Kez McCorvey

Edmonton Eskimos
- Title: Wide receiver
- CFL status: American

Personal information
- Born: January 23, 1972 (age 53) Gautier, Mississippi, U.S.

Career information
- High school: Pascagoula
- College: Florida State
- NFL draft: 1995: 5th round, 156th overall pick

Career history

Playing
- 1995–1997: Detroit Lions
- 1999: Rhein Fire
- 2000–2001: Edmonton Eskimos

Coaching
- 2012: Toronto Argonauts (WR coach)
- 2014–present: Edmonton Eskimos (WR coach)

Awards and highlights
- Grey Cup champion (2015); National champion (1993); 2× First-team All-ACC (1993, 1994);

Career NFL statistics
- Receptions: 2
- Receiving yards: 9
- Touchdowns: 0
- Stats at Pro Football Reference

= Kez McCorvey =

American gridiron football player and coach (born 1972)

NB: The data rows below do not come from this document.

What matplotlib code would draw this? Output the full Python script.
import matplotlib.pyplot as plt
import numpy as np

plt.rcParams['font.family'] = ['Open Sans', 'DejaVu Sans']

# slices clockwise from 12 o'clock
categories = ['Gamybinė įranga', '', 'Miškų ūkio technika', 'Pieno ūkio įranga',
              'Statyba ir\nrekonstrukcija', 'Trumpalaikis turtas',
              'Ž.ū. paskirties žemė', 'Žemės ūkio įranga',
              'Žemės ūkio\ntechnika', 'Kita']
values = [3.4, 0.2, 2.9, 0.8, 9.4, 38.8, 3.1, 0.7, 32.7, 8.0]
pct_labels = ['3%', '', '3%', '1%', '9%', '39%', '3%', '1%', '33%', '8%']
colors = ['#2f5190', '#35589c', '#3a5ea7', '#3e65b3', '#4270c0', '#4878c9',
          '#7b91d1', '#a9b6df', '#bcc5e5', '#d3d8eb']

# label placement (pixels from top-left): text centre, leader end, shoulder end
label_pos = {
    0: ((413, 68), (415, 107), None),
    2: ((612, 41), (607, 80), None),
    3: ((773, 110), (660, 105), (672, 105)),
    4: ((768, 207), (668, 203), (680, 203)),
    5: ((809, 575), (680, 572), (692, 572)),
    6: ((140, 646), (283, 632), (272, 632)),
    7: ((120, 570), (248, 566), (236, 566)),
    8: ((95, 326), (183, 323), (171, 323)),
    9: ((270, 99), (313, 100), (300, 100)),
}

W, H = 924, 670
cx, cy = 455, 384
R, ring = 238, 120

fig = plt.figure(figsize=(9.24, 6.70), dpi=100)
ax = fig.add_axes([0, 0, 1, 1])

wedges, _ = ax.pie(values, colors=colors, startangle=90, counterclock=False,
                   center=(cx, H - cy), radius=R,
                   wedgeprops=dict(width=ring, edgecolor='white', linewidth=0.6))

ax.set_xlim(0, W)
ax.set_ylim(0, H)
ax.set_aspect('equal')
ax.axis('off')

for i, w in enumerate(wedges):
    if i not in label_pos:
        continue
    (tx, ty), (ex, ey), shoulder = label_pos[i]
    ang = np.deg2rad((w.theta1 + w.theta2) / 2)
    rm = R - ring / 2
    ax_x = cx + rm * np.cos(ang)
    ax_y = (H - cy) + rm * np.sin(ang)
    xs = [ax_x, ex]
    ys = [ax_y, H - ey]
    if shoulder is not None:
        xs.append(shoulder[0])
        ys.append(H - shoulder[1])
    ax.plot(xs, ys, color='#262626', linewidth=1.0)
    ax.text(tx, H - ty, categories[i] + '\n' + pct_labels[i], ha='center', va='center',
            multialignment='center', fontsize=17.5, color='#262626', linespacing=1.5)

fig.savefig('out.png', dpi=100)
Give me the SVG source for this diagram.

Kezarrick Montines McCorvey (born January 23, 1972) is an American former professional football player. He was selected by the Detroit Lions in the fifth round of the 1995 NFL draft. He played for six years as a wide receiver and special-teams player, spending three seasons (1995–97) with the Lions of the National Football League (NFL), one season (1999) with the Rhein Fire in NFL Europe, and two seasons (2000–01) with the Edmonton Eskimos of the Canadian Football League (CFL).

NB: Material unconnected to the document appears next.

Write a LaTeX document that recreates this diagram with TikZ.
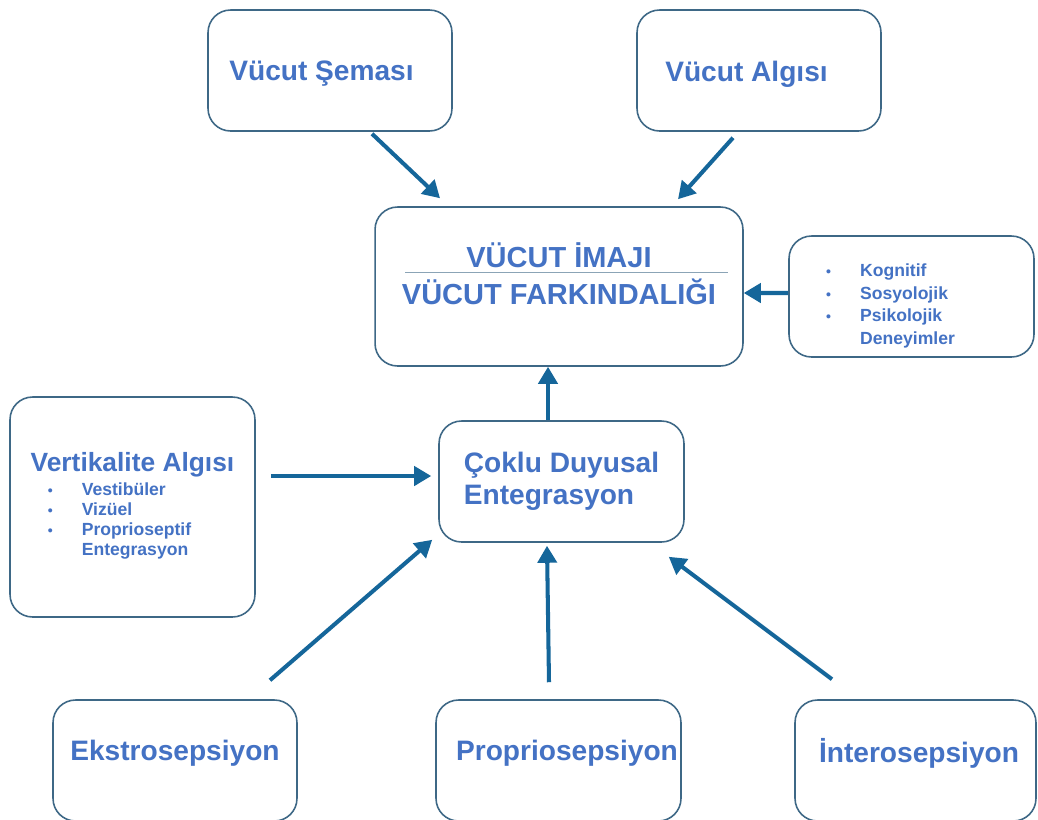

A standout wide receiver at Florida State University, McCorvey was chosen in the fifth round of the 1995 NFL Draft, going to Detroit as the 156th overall pick. He spent his three-year career with the Lions playing mostly on special teams; as a receiver he recorded just two career catches in nine games played. He found much greater success in the CFL as a receiver for Edmonton during the 2000 season: He was named a league all-star, tied the team record for most touchdowns in a single game with four, and tied Milt Stegall for most touchdowns during the season with 15.

McCorvey was a four-year starter at Florida State from 1990 to 1994, a span in which the Seminoles won five bowl games, three consecutive undefeated Atlantic Coast Conference championships (1992–94), and the 1993 national championship. His 192 career receptions placed him second only to Ron Sellers in the FSU record books at the time. As a junior on the 1993 championship team, McCorvey recorded 74 receptions, also second to Sellers at the time. (As of 2016, McCorvey ranks fourth all-time in career and single-season receptions for FSU, and fifth all-time in receiving yardage.) McCorvey earned all-ACC honors in 1992 and 1993, and multiple all-American honors as a senior in 1994. He was a semifinalist for the 1994 Fred Biletnikoff Award. He had at least one reception in each of the last 32 games of his FSU career. He graduated from FSU in 1995 with a degree in sociology, and was inducted into the FSU Football Hall of Fame in 2005.

Following his retirement from professional football, McCorvey moved into player development and then coaching. He owned and operated the Titus Sports Academy in Tallahassee, Florida, from 2001 to 2009. He began his coaching career in 2009 as head coach at Maclay School in Tallahassee. He returned to the CFL in 2012 as the receivers coach for the Toronto Argonauts. In 2014-15 he was the receivers coach for Edmonton. In February 2016 McCorvey was named receivers coach at Middle Tennessee State University, joining the staff of another Florida State alumnus, Rick Stockstill.